La question foncière occupait une place importante dans ses recherches doctorales. Le séisme du 12 janvier 2010 n’a fait que mettre en lumière un problème de longue date, celui des droits fonciers mal définis en Haïti, à la suite d’un système judiciaire inefficace des années d’instabilité politique et un pouvoir faible incapable de faire respecter et de protéger les titres de propriété. Selon lui, l’absence de cadastre en Haïti a mené à de nombreux litiges fonciers, affectant la reconstruction. « La difficulté d’identifier les propriétaires du foncier constitue une source de retard dans l’évolution du processus de reconstruction », a-t-il argué en ce sens.

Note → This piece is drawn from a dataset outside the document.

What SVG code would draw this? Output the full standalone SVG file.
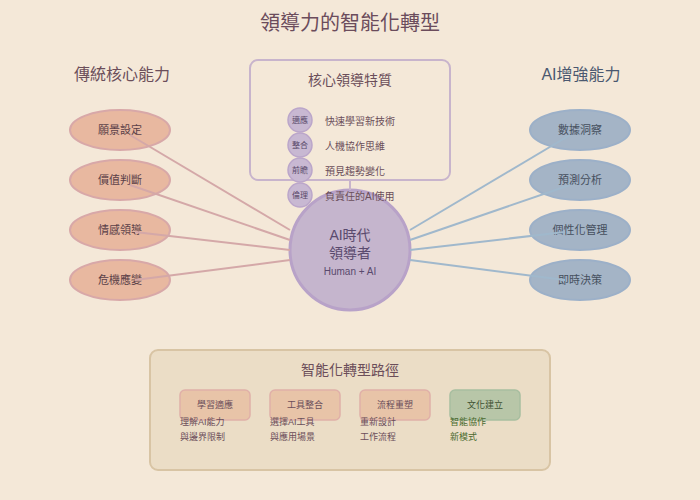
<svg xmlns="http://www.w3.org/2000/svg" width="700" height="500" viewBox="0 0 700 500">
<style>
text{font-family:"Liberation Sans","Noto Sans CJK TC",sans-serif;}
.title{font-size:20px;fill:#6B4C5C;text-anchor:middle;}
.head{font-size:16px;text-anchor:middle;}
.trad{fill:#E8B8A0;stroke:#D8A8A8;stroke-width:2;}
.ai{fill:#A4B4C6;stroke:#9CB0C8;stroke-width:2;}
.tradt{font-size:11px;fill:#5A4048;text-anchor:middle;}
.ait{font-size:11px;fill:#46505E;text-anchor:middle;}
.tl{stroke:#D4A8A8;stroke-width:2;}
.al{stroke:#A0B8CC;stroke-width:2;}
.dot{fill:#C8B8D2;stroke:#BBA6CA;stroke-width:1.5;}
.dott{font-size:8px;fill:#5A4A6A;text-anchor:middle;}
.item{font-size:10px;fill:#6B4E5A;}
.step{stroke-width:1.5;}
.stept{font-size:9px;text-anchor:middle;}
.sub{font-size:9px;}
.pl{stroke:#857090;stroke-width:2;}
</style>
<rect x="0" y="0" width="700" height="500" fill="#F4E8D8"/>
<text class="title" x="350" y="30">領導力的智能化轉型</text>
<text class="head" x="122" y="80" fill="#6B4E5A">傳統核心能力</text>
<text class="head" x="581" y="80" fill="#4A5870">AI增強能力</text>

<g id="core-box">
<rect x="250" y="60" width="200" height="120" rx="8" fill="#F4E8D8" stroke="#C8B4CC" stroke-width="2"/>
<text x="350" y="85" font-size="14" fill="#6B4E5A" text-anchor="middle">核心領導特質</text>
</g>

<g id="center">
<circle cx="350" cy="250" r="60" fill="#C5B5CD" stroke="#B8A2C8" stroke-width="3"/>
<text x="350" y="240" font-size="14" fill="#5A4A6E" text-anchor="middle">AI時代</text>
<text x="350" y="258" font-size="14" fill="#5A4A6E" text-anchor="middle">領導者</text>
<text x="350" y="275" font-size="10" fill="#5A4A6E" text-anchor="middle">Human + AI</text>
</g>

<g id="trait-adapt">
<circle class="dot" cx="300" cy="120" r="12"/>
<text class="dott" x="300" y="123">適應</text>
<text class="item" x="325" y="125">快速學習新技術</text>
</g>
<g id="trait-integrate">
<circle class="dot" cx="300" cy="145" r="12"/>
<text class="dott" x="300" y="148">整合</text>
<text class="item" x="325" y="150">人機協作思維</text>
</g>
<g id="trait-foresight">
<circle class="dot" cx="300" cy="170" r="12"/>
<text class="dott" x="300" y="173">前瞻</text>
<text class="item" x="325" y="175">預見趨勢變化</text>
</g>
<g id="trait-ethics">
<circle class="dot" cx="300" cy="195" r="12"/>
<text class="dott" x="300" y="198">倫理</text>
<text class="item" x="325" y="200">負責任的AI使用</text>
</g>

<g id="trad-vision"><ellipse class="trad" cx="120" cy="130" rx="50" ry="20"/><text class="tradt" x="120" y="134">願景設定</text></g>
<g id="trad-value"><ellipse class="trad" cx="120" cy="180" rx="50" ry="20"/><text class="tradt" x="120" y="184">價值判斷</text></g>
<g id="trad-emotion"><ellipse class="trad" cx="120" cy="230" rx="50" ry="20"/><text class="tradt" x="120" y="234">情感領導</text></g>
<g id="trad-crisis"><ellipse class="trad" cx="120" cy="280" rx="50" ry="20"/><text class="tradt" x="120" y="284">危機應變</text></g>

<g id="ai-data"><ellipse class="ai" cx="580" cy="130" rx="50" ry="20"/><text class="ait" x="580" y="134">數據洞察</text></g>
<g id="ai-predict"><ellipse class="ai" cx="580" cy="180" rx="50" ry="20"/><text class="ait" x="580" y="184">預測分析</text></g>
<g id="ai-personal"><ellipse class="ai" cx="580" cy="230" rx="50" ry="20"/><text class="ait" x="580" y="234">個性化管理</text></g>
<g id="ai-realtime"><ellipse class="ai" cx="580" cy="280" rx="50" ry="20"/><text class="ait" x="580" y="284">即時決策</text></g>

<g id="connectors">
<line x1="350" y1="180" x2="350" y2="190" stroke="#C8B4CC" stroke-width="2"/>
<line class="tl" x1="130" y1="135" x2="290" y2="230"/>
<line class="tl" x1="130" y1="185" x2="290" y2="240"/>
<line class="tl" x1="135" y1="232" x2="290" y2="250"/>
<line class="tl" x1="135" y1="280" x2="290" y2="260"/>
<line class="al" x1="570" y1="135" x2="410" y2="230"/>
<line class="al" x1="570" y1="185" x2="410" y2="240"/>
<line class="al" x1="565" y1="232" x2="410" y2="250"/>
<line class="al" x1="565" y1="280" x2="410" y2="260"/>
<line class="pl" x1="250" y1="405" x2="265" y2="405"/>
<line class="pl" x1="340" y1="405" x2="355" y2="405"/>
<line class="pl" x1="430" y1="405" x2="445" y2="405"/>
</g>

<g id="path-box">
<rect x="150" y="350" width="400" height="120" rx="8" fill="#EBDDC6" stroke="#D8C4A4" stroke-width="2"/>
<text x="350" y="375" font-size="14" fill="#6B4E5A" text-anchor="middle">智能化轉型路徑</text>
</g>
<g id="step-learn">
<rect class="step" x="180" y="390" width="70" height="30" rx="5" fill="#E8C4A8" stroke="#E0B0A8"/>
<text class="stept" x="215" y="408" fill="#6B4E5A">學習適應</text>
<text class="sub" x="180" y="425" fill="#6B4E5A">理解AI能力</text>
<text class="sub" x="180" y="440" fill="#6B4E5A">與邊界限制</text>
</g>
<g id="step-tools">
<rect class="step" x="270" y="390" width="70" height="30" rx="5" fill="#E8C4A8" stroke="#E0B0A8"/>
<text class="stept" x="305" y="408" fill="#6B4E5A">工具整合</text>
<text class="sub" x="270" y="425" fill="#6B4E5A">選擇AI工具</text>
<text class="sub" x="270" y="440" fill="#6B4E5A">與應用場景</text>
</g>
<g id="step-process">
<rect class="step" x="360" y="390" width="70" height="30" rx="5" fill="#E8C4A8" stroke="#E0B0A8"/>
<text class="stept" x="395" y="408" fill="#6B4E5A">流程重塑</text>
<text class="sub" x="360" y="425" fill="#6B4E5A">重新設計</text>
<text class="sub" x="360" y="440" fill="#6B4E5A">工作流程</text>
</g>
<g id="step-culture">
<rect class="step" x="450" y="390" width="70" height="30" rx="5" fill="#B8C6A8" stroke="#A8BEA0"/>
<text class="stept" x="485" y="408" fill="#3E5232">文化建立</text>
<text class="sub" x="450" y="425" fill="#4A6A2E">智能協作</text>
<text class="sub" x="450" y="440" fill="#4A6A2E">新模式</text>
</g>
</svg>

Si le tremblement de terre de 2010 révèle une nouvelle fois la faiblesse du foncier en Haïti, le travail du docteur Étienne souligne que le gouvernement pouvait profiter de la construction de la ville de Port-au-Prince comme une – opportunité - de développement. « La reconstruction du tissu urbain dévasté constitue l’occasion de mettre à jour les droits de propriété en milieu urbain qui, autrement, pourraient être une source continuelle de conflits autant au plan civil que commercial.
C’est donc là un pré requis pour stimuler les investissements en Haïti ».